The notion that the metallurgical bounty of Canada—“of all the countries in the world”—had been designated by Trump to be a threat to the security of the United States was “frankly absurd,” not to mention palpably illicit under NAFTA and World Trade Organization rules, Freeland said.

“The answer is very simple,” she iterated. “The U.S. has to remove these unfair and illegal tariffs.”

Minister Freeland met little, if any, opposition from the assembled senators, who were chaired by the lame-duck Republican of Tennessee whom the president calls “Liddle” Bob Corker. Corker, who is not running for re-election, has been a burr in Trump’s side for months, with the border brouhaha merely the latest in a long series of kindergarten snubs and imprecations.

“There’s no process,” Corker complained Wednesday, referring to Trump’s curious, spurious invocation of “national security” as his reason to slew-foot America’s humble northern ally. “The president just wakes up one day and decides to tariff a country.”

(Corker’s outburst came the day after the defeat—by his own party—of an amendment he authored that would give Congress a say in the imposition of tariffs for national-security reasons. The proposal having failed, the Tennessean then accused his Republican colleagues of drinking Trump’s Kool-Aid in a “cult-like situation” and charged that they were too timorous “to poke the bear.”)

On Wednesday, the U.S. president was reported to be slumbering at the White House as Freeland arrived at the U.S. Capitol, Trump having just returned from achieving peace in our time—except for peace with Canada, of course; also, with every other Western democracy —with a refuelling stop, perhaps not coincidentally, at Pearl Harbor.

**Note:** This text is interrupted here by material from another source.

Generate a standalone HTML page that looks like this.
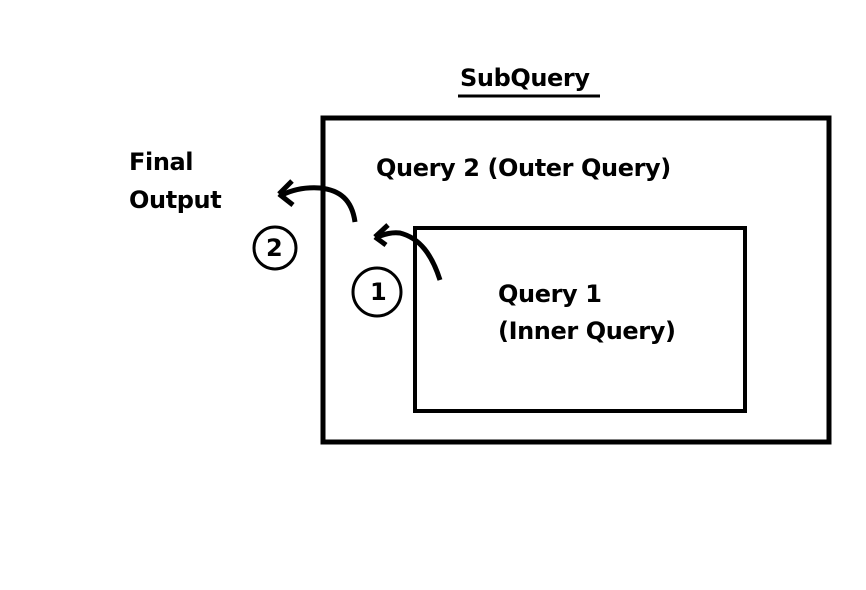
<!DOCTYPE html>
<html><head><style>
html,body{margin:0;padding:0;background:#fff;}
body{width:866px;height:590px;position:relative;overflow:hidden;font-family:"DejaVu Sans","Liberation Sans",sans-serif;font-weight:bold;color:#000;}
.t{position:absolute;font-size:24px;line-height:32px;white-space:nowrap;letter-spacing:-0.4px;}
</style></head><body>
<svg width="866" height="590" style="position:absolute;left:0;top:0">
<rect x="323" y="118" width="506" height="324" fill="none" stroke="#000" stroke-width="5"/>
<rect x="415" y="228" width="330" height="183" fill="none" stroke="#000" stroke-width="4"/>
<line x1="458" y1="96" x2="600" y2="96" stroke="#000" stroke-width="3"/>
<circle cx="275" cy="248" r="21" fill="none" stroke="#000" stroke-width="3"/>
<circle cx="377" cy="292" r="24" fill="none" stroke="#000" stroke-width="3"/>
<path d="M355 222 C352 200 340 190 320 188 C305 187 292 190 282 195" fill="none" stroke="#000" stroke-width="5"/>
<path d="M279 194 L292 181 M279 194 L293 205" fill="none" stroke="#000" stroke-width="5"/>
<path d="M440 280 C432 255 420 238 400 233 C392 232 385 234 377 237" fill="none" stroke="#000" stroke-width="5"/>
<path d="M375 237 L388 225 M375 237 L386 245" fill="none" stroke="#000" stroke-width="5"/>
</svg>
<div class="t" style="left:460px;top:62px">SubQuery</div>
<div class="t" style="left:129px;top:146px">Final</div>
<div class="t" style="left:129px;top:184px">Output</div>
<div class="t" style="left:376px;top:152px">Query 2 (Outer Query)</div>
<div class="t" style="left:498px;top:278px">Query 1</div>
<div class="t" style="left:498px;top:315px">(Inner Query)</div>
<div class="t" style="left:266px;top:232px">2</div>
<div class="t" style="left:370px;top:276px">1</div>
</body></html>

Seventy-seven years earlier, in a chillingly similar chain of events, Japanese ambassador Kichisaburo Nomura had presented the U.S. government with a letter outlining its prescription for co-existence in Asia, only to be rebuffed by Secretary of State Cordell Hull’s sneer that “I have never seen a document that was more crowded with infamous falsehoods and distortions on a scale so huge”—Hull really did use the word “huge”—”that I never imagined until today that any Government on this planet was capable of uttering them.”

Wednesday evening, honored at a swanky Georgetown hotel, Freeland invoked the legacies of Abraham Lincoln and Ronald Reagan and told Americans that “the idea that we could pose a national security threat to you is more than absurd, it’s hurtful.”

Trump’s tariffs, she said, “are protectionism, pure and simple—a naked example of America putting its thumb on the scale in violation of the very rules it helped to write.”

“Canada has no choice but to reciprocate dollar for dollar and we will do so. We will not escalate. And we will not back down.”

Should diplomacy fail once again in 2018, two factors seemed to indicate that the annihilation of Canada might not be “a mere matter of marching,” as Thomas Jefferson predicted at the start of the War of 1812.

The first glimmer of hope for Canada was that the Federal Bureau of Investigation is scheduled to deliver its final report on the email scandal involving the Hillary Clinton on Thursday morning, a shiny object that is certain to distract the president from personally leading a cavalry charge against Prince Edward Island, not to mention all those birthday festivities.

The second was the sorry state of U.S. military preparedness, despite Trump’s frequent and noisy proclamations to the contrary, such as when he told the Class of 2018 at the Naval Academy two weeks ago, “You are now leaders in the most powerful and righteous force on the face of the planet. The United States military. And we are respected again, I can tell you that. We are respected again.”

On the contrary, one member of the House of Representatives—and of Trump’s own party—said Wednesday, some segments of the Trumpian militia are literally—and fatally—falling apart.

“We are experiencing a crisis in military readiness brought on by years of continuous combat operations combined with deferred modernization, lack of training hours, and aging equipment,” Rep. Mike Turner, Republican of Ohio and Chairman of the House Armed Services Subcommittee on Tactical Air and Land Forces, admitted to a congressional hearing on Wednesday morning. “The alarming number of aviation accidents just in the past three months reveals how deep the damage goes and the magnitude of the task of repairing and rebuilding our capabilities.”

Indeed, moments after Freeland left the Capitol en route to receive her award, dozens of senators, congressmen, aides and uniformed gendarmes proceeded down to the building’s atrium to attend a ceremony marking the 243rd birthday of the United States Army.

Here, too, the reputed decrepitude of the American war machine was lamented, with Sen. James Inhofe, Republican of Oklahoma, complaining that the fraction of internal revenue that his nation spends on military preparedness had shrunk from 50 per cent when he was an Army private in the 1960s to 15 per cent today.

“There are some systems that America isn’t Number One in anymore,” Inhofe moaned incredulously.

In equal ingots of newly minted disbelief, Canadians looked toward their insufficiently defended border Wednesday with trepidation as the tariff crisis, the Donald’s fete, and the first northbound blitzkrieg since Crysler’s Farm and Châteauguay mobilized down south.

“What I am hearing from Americans is that, ‘we just want to let you know that we really like Canada,’ ” Freeland said, quoting her bulging inbox. But this sentiment may not be enough to halt the commander-in-chief and his Congressional cult.

“Hold on!” James Inhofe cried to his fatherland’s armies, mobilizing in the North Dakota wheatfields and the piney woods of Maine. “Help is on the way!”